Data supplied:
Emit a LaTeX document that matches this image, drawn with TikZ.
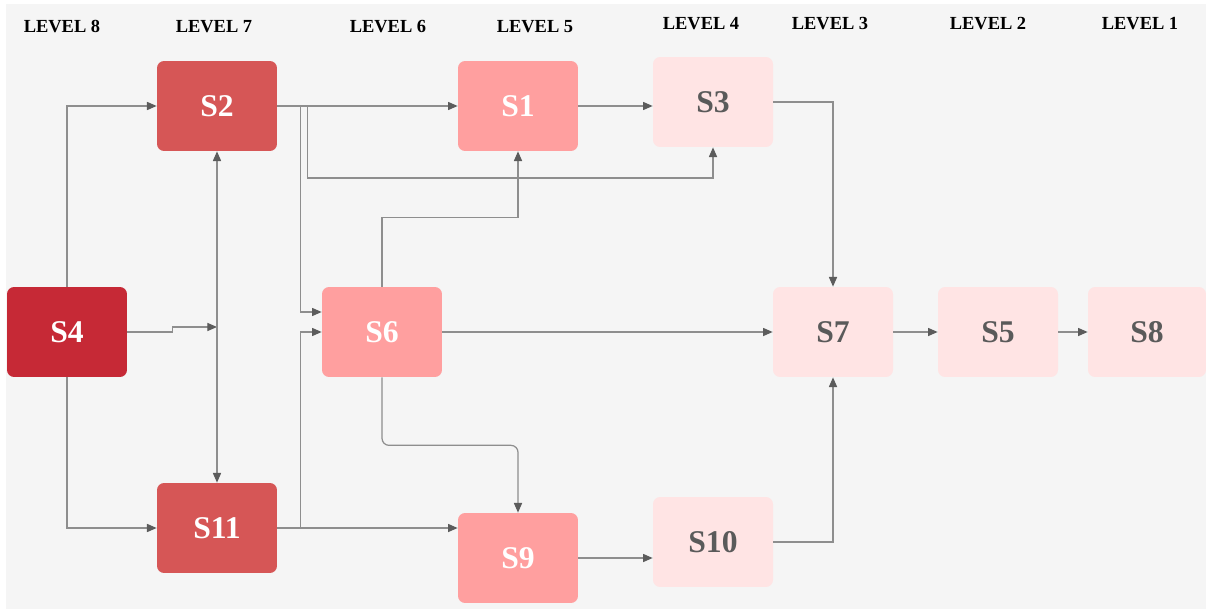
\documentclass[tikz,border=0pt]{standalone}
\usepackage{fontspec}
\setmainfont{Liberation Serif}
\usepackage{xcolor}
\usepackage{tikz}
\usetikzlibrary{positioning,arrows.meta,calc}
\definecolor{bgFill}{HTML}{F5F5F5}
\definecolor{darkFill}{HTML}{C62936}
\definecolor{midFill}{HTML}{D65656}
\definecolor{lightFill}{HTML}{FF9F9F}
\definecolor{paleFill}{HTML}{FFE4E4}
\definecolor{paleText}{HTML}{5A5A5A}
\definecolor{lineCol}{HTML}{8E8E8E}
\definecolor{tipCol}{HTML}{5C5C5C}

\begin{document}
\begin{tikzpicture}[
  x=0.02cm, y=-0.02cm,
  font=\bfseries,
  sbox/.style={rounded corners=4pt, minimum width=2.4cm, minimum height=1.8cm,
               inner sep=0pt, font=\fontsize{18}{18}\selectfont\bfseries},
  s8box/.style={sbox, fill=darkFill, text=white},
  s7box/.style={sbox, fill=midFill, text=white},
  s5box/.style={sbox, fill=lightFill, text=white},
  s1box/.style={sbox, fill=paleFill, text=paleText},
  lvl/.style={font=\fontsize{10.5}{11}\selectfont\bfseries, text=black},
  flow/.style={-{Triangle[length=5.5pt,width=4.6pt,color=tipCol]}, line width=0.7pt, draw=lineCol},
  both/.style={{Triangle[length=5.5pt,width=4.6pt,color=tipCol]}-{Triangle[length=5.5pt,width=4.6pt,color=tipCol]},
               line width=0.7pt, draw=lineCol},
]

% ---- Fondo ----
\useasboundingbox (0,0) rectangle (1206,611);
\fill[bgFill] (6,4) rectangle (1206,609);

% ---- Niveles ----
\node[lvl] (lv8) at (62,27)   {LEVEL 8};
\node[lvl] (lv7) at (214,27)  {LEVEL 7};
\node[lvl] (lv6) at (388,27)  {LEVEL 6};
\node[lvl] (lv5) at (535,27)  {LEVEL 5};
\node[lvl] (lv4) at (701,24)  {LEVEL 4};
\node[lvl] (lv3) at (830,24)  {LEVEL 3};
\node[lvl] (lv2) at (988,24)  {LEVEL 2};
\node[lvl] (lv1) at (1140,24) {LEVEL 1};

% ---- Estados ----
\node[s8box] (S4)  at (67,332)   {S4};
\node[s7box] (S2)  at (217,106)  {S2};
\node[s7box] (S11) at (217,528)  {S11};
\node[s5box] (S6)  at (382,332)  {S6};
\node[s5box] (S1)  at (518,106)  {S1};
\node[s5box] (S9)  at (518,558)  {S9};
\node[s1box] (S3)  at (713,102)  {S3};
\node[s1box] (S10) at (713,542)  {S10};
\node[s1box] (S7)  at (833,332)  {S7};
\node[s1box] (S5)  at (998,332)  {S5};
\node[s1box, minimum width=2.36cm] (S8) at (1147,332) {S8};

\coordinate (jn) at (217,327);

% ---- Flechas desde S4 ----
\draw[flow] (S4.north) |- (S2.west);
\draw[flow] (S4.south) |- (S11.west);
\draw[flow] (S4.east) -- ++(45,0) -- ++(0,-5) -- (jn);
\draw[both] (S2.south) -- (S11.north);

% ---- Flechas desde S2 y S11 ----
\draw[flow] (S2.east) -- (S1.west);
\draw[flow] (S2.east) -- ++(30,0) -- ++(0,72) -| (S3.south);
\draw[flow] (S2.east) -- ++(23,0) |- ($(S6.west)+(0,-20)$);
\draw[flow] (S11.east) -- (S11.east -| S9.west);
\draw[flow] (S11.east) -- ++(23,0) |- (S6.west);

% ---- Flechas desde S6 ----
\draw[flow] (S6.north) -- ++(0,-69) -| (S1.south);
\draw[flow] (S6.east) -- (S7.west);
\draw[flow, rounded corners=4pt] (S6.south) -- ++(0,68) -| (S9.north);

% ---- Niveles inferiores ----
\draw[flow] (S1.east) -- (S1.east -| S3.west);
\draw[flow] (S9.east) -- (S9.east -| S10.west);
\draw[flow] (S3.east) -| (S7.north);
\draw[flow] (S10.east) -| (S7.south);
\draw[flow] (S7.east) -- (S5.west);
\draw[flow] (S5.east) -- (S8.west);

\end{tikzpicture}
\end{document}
---
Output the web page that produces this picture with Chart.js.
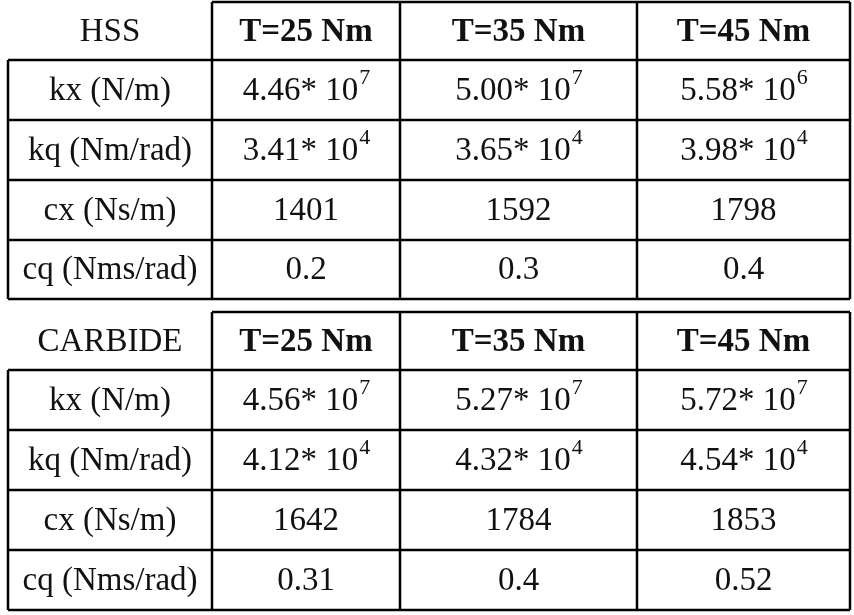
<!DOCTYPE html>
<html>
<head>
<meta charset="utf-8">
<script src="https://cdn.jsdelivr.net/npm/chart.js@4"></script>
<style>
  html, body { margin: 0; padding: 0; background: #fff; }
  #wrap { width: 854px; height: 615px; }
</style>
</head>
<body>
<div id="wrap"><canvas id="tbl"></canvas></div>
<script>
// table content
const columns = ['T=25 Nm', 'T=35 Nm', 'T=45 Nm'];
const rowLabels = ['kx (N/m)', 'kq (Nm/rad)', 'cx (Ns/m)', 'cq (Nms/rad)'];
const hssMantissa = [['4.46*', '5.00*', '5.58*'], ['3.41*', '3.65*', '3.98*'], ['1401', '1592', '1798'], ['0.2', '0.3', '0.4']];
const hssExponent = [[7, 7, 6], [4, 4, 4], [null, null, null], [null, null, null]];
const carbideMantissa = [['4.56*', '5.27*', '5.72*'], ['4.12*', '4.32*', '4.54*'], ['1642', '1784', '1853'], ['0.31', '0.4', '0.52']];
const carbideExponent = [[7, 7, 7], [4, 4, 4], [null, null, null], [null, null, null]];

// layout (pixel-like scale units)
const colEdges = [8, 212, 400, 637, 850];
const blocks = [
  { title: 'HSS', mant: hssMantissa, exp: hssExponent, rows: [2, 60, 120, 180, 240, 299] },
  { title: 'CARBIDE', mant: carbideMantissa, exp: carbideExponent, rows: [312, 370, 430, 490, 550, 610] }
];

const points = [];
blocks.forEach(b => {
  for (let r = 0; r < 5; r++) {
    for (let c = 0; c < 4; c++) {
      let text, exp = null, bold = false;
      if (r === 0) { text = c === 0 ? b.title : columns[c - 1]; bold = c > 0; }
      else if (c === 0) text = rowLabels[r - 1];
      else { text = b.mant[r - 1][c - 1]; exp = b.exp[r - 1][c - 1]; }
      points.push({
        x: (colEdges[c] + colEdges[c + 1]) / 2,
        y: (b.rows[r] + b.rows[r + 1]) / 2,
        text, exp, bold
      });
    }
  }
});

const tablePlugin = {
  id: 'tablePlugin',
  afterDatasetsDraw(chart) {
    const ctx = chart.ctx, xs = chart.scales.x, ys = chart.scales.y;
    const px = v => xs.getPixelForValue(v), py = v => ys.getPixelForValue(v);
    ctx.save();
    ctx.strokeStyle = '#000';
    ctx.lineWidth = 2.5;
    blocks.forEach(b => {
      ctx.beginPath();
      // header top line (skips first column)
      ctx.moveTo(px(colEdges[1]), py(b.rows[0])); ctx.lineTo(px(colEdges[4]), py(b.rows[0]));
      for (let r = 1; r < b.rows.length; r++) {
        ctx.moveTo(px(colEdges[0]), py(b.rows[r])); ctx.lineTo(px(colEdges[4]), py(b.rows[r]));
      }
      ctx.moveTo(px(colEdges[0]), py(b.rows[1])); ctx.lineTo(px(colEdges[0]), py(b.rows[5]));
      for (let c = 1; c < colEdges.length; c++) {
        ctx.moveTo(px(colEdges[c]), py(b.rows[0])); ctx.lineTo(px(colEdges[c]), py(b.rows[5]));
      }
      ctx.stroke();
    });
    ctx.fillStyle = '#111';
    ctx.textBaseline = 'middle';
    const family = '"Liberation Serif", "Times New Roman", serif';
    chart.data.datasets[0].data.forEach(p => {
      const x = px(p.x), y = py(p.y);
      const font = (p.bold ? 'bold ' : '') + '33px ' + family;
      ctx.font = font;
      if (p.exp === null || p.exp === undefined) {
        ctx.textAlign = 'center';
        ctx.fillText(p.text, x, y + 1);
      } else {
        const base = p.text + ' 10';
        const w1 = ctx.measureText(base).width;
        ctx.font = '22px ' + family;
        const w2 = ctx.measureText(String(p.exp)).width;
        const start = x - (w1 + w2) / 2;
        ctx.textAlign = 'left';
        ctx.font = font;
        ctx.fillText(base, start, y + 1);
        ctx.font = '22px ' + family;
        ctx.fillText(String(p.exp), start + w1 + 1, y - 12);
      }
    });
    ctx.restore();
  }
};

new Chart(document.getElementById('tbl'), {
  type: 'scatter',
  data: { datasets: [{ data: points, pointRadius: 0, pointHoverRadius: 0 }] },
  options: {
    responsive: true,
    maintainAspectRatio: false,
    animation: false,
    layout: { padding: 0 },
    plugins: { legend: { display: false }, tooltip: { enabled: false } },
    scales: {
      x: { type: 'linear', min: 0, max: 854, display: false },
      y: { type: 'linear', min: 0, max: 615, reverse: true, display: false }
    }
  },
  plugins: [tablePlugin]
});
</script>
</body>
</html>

Objective: Show all lines from the records above where the word "this" occurs.

Final answer:
Emit a LaTeX document that matches this image, drawn with TikZ.
Output the web page that produces this picture with Chart.js.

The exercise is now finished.